Un argomento delicato, su cui un sacerdote viene interrogato da un fedele, per comprendere come comportarsi in merito.
Qual è l’opinione della Chiesa su chi convive? E cosa loro possono fare all’interno delle attività pastorali, e per quanto concerne la celebrazione liturgica?
Una domanda specifica è stata posta da un fedele ad un sacerdote riguardo la condizione di chi convive.
Proclamare la Parola: tutti possono farlo?
Molti pensano che la Chiesa abbia una posizione netta circa . Sono infatti tante le domande che coloro che si trovano in questa situazione si pongono. Dalle pagine di Famiglia Cristiana, un fedele ha posto una domanda specifica in merito all’argomento “convivenza” fra due persone: “Può una separata convivente leggere in chiesa le letture?”.
La risposta del teologo è stata chiara ed esaustiva: “L’intera assemblea liturgica è chiamata a dare una corretta immagine di Chiesa e di cristiano. Il che coinvolge tutti i fedeli, e specialmente chi svolge un ministero”.
Le parole del sacerdote sono estremamente comprensive per chi si trova in questa particolare situazione di vita: “Non si tratta di essere perfetti. Nessuno lo è. Anzi, papa Francesco ha paragonato la Chiesa a un ospedale da campo dove i feriti sono curati senza fare troppe domande. Pertanto non si tratta affatto di giudicare le singole persone che stanno davanti a Dio con la propria e inviolabile coscienza”.
Fare scelta saggia per non destare scandalo
Scendendo nel dettaglio, però, il sacerdote spiega che non sempre la regolarità giuridica corrisponde a quella evangelica. “Si tratta piuttosto di non insinuare tra i fedeli dubbi sulla dottrina della Chiesa. Per questo la norma recita: «Il fedele laico chiamato a prestare il suo aiuto nelle celebrazioni liturgiche occorre che sia debitamente preparato e che si distingua per vita cristiana, fede, condotta…Non si scelga nessuno la cui designazione possa destare meraviglia tra di fedeli» (Redemptionis sacramentum 46)”.
La Chiesa è chiara in merito e sta a chi organizza la celebrazione liturgica orientarsi in questa maniera: “Spetta al responsabile della comunità, con tanta delicatezza e massima carità, e secondo le circostanze, fare una saggia scelta per non destare scandalo” – conclude il sacerdote.
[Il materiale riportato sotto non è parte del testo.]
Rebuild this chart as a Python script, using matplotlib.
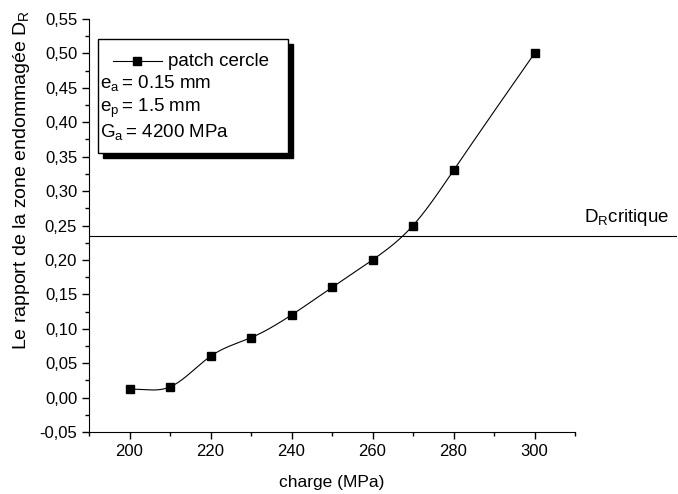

E come ha ben detto il religioso, non si tratta di essere perfetti, perché nessuno lo è, perciò il cattolico ricorre al sacramento della Riconciliazione, ma una persona che si impegna nel servizio pastorale, non è bene che viva una condizione irregolare permanente, contraria all’insegnamento della Chiesa, questo creerebbe confusione e disorientamento tra i fedeli rispetto alla Dottrina che è invece chiara in merito.